What’s the intended audience for a business plan?
It depends what you need the plan for. If you’re trying to raise money then you’re going to need that for investors and to some extent the plan is a sales document. It’s got to be a balanced sales document, otherwise investors aren’t going to look at it creditably.
In other cases you are the audience. You can mobilize funds where it doesn’t take a whole lot of funds to get the business started. The plan is more to make sure that you have thought carefully about the target market, the full range of competition and why you have an advantage—all the business risks, the drivers to success, how much money this is going to take, and how big or small an opportunity this will ultimately be.
How important is it to understand your competition?
It’s critically important. You need to look at it not from the perspective of you as the entrepreneur, but from a customer’s perspective. By doing that you look across categories and look at the world as a customer does. If your idea is to open up a video arcade, your customers are not video arcade providers. They play miniature golf and go to movie theatres and go go-cart racing. It’s these sorts of alternatives that a customer might embrace to get a certain job done, or in this case to fill a Saturday afternoon.
How many years into the future should a business plan project?
If you look out more than three years for most businesses, you’re writing a work of fiction. Clearly if you’re creating a biotech firm then you need to look out further. But most businesses operate on a faster cycle than that and in the world of small business three years could be a very long trip.
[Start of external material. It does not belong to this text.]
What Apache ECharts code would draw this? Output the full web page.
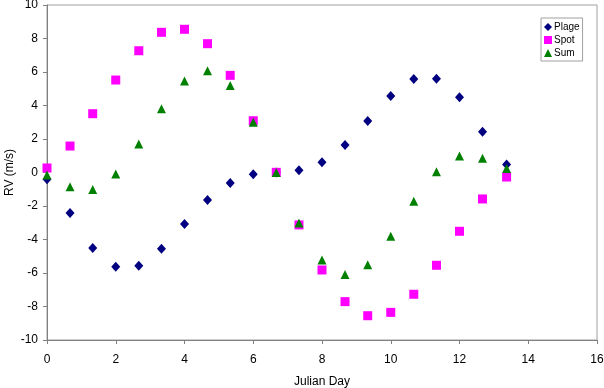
<!DOCTYPE html>
<html>
<head>
<meta charset="utf-8">
<script src="https://cdn.jsdelivr.net/npm/echarts@6/dist/echarts.min.js"></script>
<style>
  html, body { margin: 0; padding: 0; background: #fff; }
  #chart { width: 604px; height: 388px; }
</style>
</head>
<body>
<div id="chart"></div>
<script>
// julian day of each observation
const days = [0, 0.67, 1.33, 2.0, 2.67, 3.33, 4.0, 4.67, 5.33, 6.0, 6.67,
  7.33, 8.0, 8.67, 9.33, 10.0, 10.67, 11.33, 12.0, 12.67, 13.37]

const plage = [-0.4, -2.42, -4.5, -5.62, -5.56, -4.55, -3.07, -1.64, -0.63, -0.1, 0.0,
  0.13, 0.61, 1.64, 3.07, 4.57, 5.58, 5.6, 4.5, 2.44, 0.48]
const spot = [0.27, 1.58, 3.51, 5.52, 7.27, 8.37, 8.55, 7.69, 5.8, 3.09, 0.01,
  -3.13, -5.82, -7.71, -8.55, -8.35, -7.27, -5.54, -3.51, -1.58, -0.27]
const sum = [-0.15, -0.85, -1.02, -0.09, 1.7, 3.8, 5.46, 6.07, 5.19, 3.0, 0.0,
  -3.02, -5.22, -6.09, -5.5, -3.8, -1.71, 0.05, 0.99, 0.85, 0.24]

const pairs = vals => days.map((d, i) => [d, vals[i]])

const font = 'Liberation Sans, Arial, sans-serif'

let chart = echarts.init(document.getElementById('chart'), null, {renderer: 'canvas'})

chart.setOption({
  animation: false,
  textStyle: {fontFamily: font},
  grid: {
    left: 47, right: 7, top: 5, bottom: 48,
    containLabel: false,
    outerBoundsMode: 'none',
    show: true, borderColor: '#a0a0a0', borderWidth: 1, backgroundColor: '#fff'
  },
  legend: {
    orient: 'vertical',
    left: 541, top: 18,
    width: 38,
    padding: [4, 3, 3, 3],
    itemGap: 3,
    itemWidth: 8,
    itemHeight: 8,
    borderColor: '#a0a0a0',
    borderWidth: 1,
    textStyle: {fontSize: 10, color: '#000', padding: [0, 0, 0, -3]},
    data: [
      {name: 'Plage', icon: 'diamond'},
      {name: 'Spot', icon: 'rect'},
      {name: 'Sum', icon: 'triangle'}
    ]
  },
  xAxis: {
    type: 'value',
    min: 0, max: 16, interval: 2,
    name: 'Julian Day',
    nameLocation: 'middle',
    nameGap: 36,
    nameMoveOverlap: false,
    nameTextStyle: {fontSize: 12, color: '#000', fontFamily: font},
    axisLine: {onZero: false, lineStyle: {color: '#808080'}},
    axisTick: {show: true, length: 4, lineStyle: {color: '#808080'}},
    axisLabel: {fontSize: 12, color: '#000', margin: 14, fontFamily: font},
    splitLine: {show: false}
  },
  yAxis: {
    type: 'value',
    min: -10, max: 10, interval: 2,
    name: 'RV (m/s)',
    nameLocation: 'middle',
    nameGap: 31,
    nameMoveOverlap: false,
    nameTextStyle: {fontSize: 12, color: '#000', fontFamily: font},
    axisLine: {show: true, onZero: false, lineStyle: {color: '#808080'}},
    axisTick: {show: true, length: 4, lineStyle: {color: '#808080'}},
    axisLabel: {fontSize: 12, color: '#000', margin: 9, fontFamily: font},
    splitLine: {show: false}
  },
  series: [
    {
      name: 'Plage', type: 'scatter', symbol: 'diamond', symbolSize: [9, 10],
      itemStyle: {color: '#000080', opacity: 1},
      data: pairs(plage)
    },
    {
      name: 'Spot', type: 'scatter', symbol: 'rect', symbolSize: 9,
      itemStyle: {color: '#ff00ff', opacity: 1},
      data: pairs(spot)
    },
    {
      name: 'Sum', type: 'scatter', symbol: 'triangle', symbolSize: [9, 9],
      itemStyle: {color: '#008000', opacity: 1},
      data: pairs(sum)
    }
  ]
})
</script>
</body>
</html>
What should a small business avoid in its business plan?
Don’t spend too much time on your revenue estimates, John Grisham could write those. They all look the same. They all have hockey stick projections, a slow build, and than rapid growth. I think that is the biggest one. Far too many entrepreneurs start with the projections. All you need to prove on the revenue side is that this is big enough to be interesting. How big? You have no idea. So if you’re going to do a revenue projection, do a ‘what-you-have-to-believe’ analysis. If your threshold for making the business happen is that it has to bring in a million dollars in revenue, for instance, then ask yourself what you would have to believe about pricing and market penetration and other factors, to get you to a million dollars of revenue. Don’t try to estimate that it’s going to be $1.2 million in that six months because you don’t know.
How can small businesses be innovative in developing a business plan?
They often have the ability to get closer to the customers than a big company. If you define a customer’s problem very rigorously, then innovative answers are pretty easy to come by. Most entrepreneurs start with the answer, not with the problem, and they ignore innovation opportunities that way.